Learned counsel for the appellant further submits that the courts below have further committed illegality in observing that the plaintiff failed to prove the tile of Jugat Singh, predecessor in title, despite the fact that the title of the Jugat Singh was not in question. From bare perusal of written statement it is clear that in the written statement there is specific plea of the defendant that Jugat Singh is not owner of the property. Despite this fact, no title deed of Jugat Singh was produced. Apart from it, the question decided by the two courts below is that even if that sale deed was executed by Jugat Singh and this court even after assuming that Jugat Singh might be owner of the property in dispute, but plaintiff failed to prove that he was given possession and the defendants dispossessed the plaintiff as stated by the plaintiff is a finding of fact recorded by the courts below. Therefore, this submission of learned counsel for the appellant cannot give any benefit to the appellant.

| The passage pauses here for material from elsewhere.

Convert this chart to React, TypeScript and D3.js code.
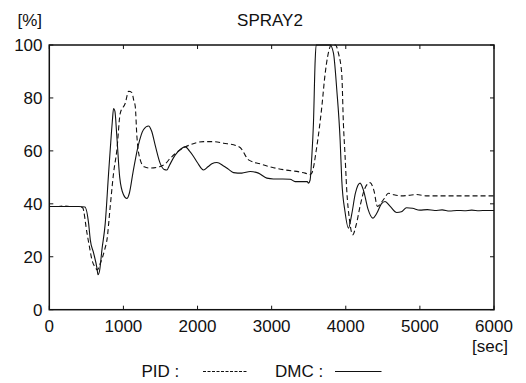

Learned counsel for the appellant submitted that defendant failed to prove his title of the property and, therefore, two standards were adopted by the two courts below. While deciding the title of the appellant, the two courts below questioned the title of the seller of the plaintiff whereas when the defendants have not produced the title of their seller, the court has not taken note of this important fact. The argument advance by learned counsel for the appellant appears to be quite attractive, but having no substance. In a suit based on title, if plaintiff failed to prove his title and right to take possession the defendants' title and their right to remain in possession becomes absolutely irrelevant and plaintiff is not entitled for any decree simply on the ground that he failed to prove his title and his right to get possession from the defendants.
The argument cannot be accepted for further reason that plaintiff cannot rely upon the weekness in the case of defendant after failing to prove his case.
Learned counsel for the appellant also tried to submit that there are contradictions in the evidence of the defendants, which are material contradictions because they are relating to the title of the property of the defendants as claimed by the defendants. The scope under Section 100 of the
CPC cannot be expanded to the extent of re-appreciation of the evidence to arrive at a different conclusion than the conclusion to which the courts below have reached. I do not find that the contradictions are so material looking to the passes of the time after the execution of the deed.
In view of the above, I do not find any force in the submissions of learned counsel for the appellant. Hence, the appeal of the appellant is dismissed.